The train already has left the station on whether this should be built, along with underground storm water system and electrical upgrades that have pushed back the project’s time frame and taken its cost from $250,000 to $600,000 in a few short months.
When it’s going to happen is what has some merchants and farmers up in arms. Originally, the plaza work was slated for early January through March 15, their least busy time of year. Now it’s going to begin in March and last through June.
One merchant who’s upset is Vicki Harwell , who has owned the Blue Ribbon Boutique on Market Street for 15 years. She says St. Patrick’s Day is the launch of the busy season.
“I’m afraid it’s going to put some people out of business,” she told me. “We’ve been disrupted for years. Sure, it’s going to be nice. But some of us are going to be gone.”
Another is vendor Janet Walter, owner of Walter’s Greenhouse .
“I do all my business in four months. That’s when I make my money. And unfortunately, those are the months,” she said.
On Wednesday, The Gift Niche’s sales totalled $10, said owner Laura Duckworth . She would have preferred the city be building the plaza now, rather than in the spring.

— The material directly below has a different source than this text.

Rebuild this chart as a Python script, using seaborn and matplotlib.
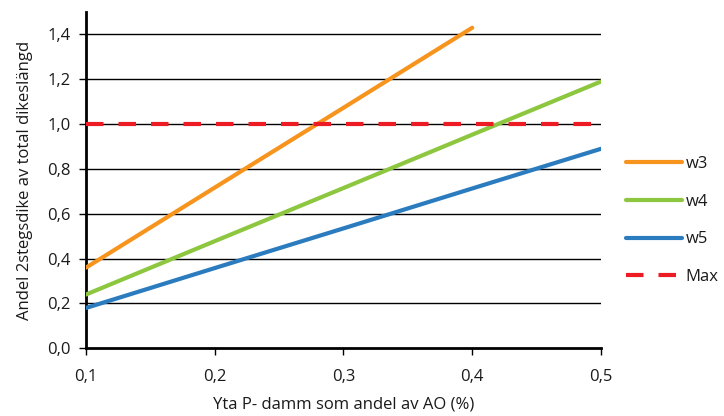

“It’s the timing that shocks us,” said Mark Woods , whose family has sold plants and vegetables on the market for four generations. He ordered plants last September for spring and now he doesn’t know if he’ll be able to sell them.

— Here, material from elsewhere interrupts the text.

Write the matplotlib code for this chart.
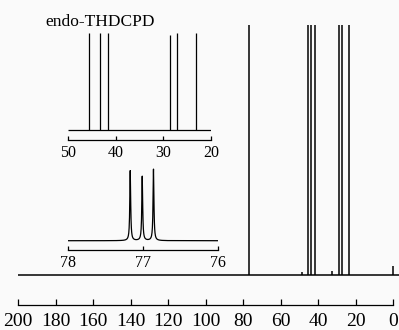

Eric Dresser , the owner of Calhoun and Kipp gift shop at 216 Market Street, said 2012 was his worst year of business in his nine years on the market. He attributes that to a decline in foot traffic caused by the Center in the Square’s construction.
“But this somehow went from a simple two- to three-month project done January to March to at least a four-month project not even starting until March, finishing in early summer. Yes, I feel a bit cheated and lied to. It’s kind of like a punch in the stomach.”
Some other issues with the project are up in the air. Where are the outdoor vendors going to move to during the plaza’s construction? That’s not quite clear yet.
Exactly where are the new stalls going to be? Will the tables be fixed, or folding? What kind of new awnings will replace the old ones over the stalls? Those don’t have definite answers right now — and the project goes out to bid on Sunday.
But one thing is clear: The heart and soul and charm of the 120-year old market area depend on the vendors and merchants. And they can only take so much.
That’s why in the coming months I’d encourage you to head down there, and spend some money with them, to help keep them afloat. Slap them on the back and tell them you’re with them.
“We understand where they’re coming from,” Downtown Roanoke Inc. interim President Steve Musselwhite told me Wednesday. “I think this is going to be a positive thing.”
I hope so, because the merchants and vendors I’ve talked to are scared.
If they go out of business, or pick up and move elsewhere in disgust, what’s going to happen to our famed City Market area?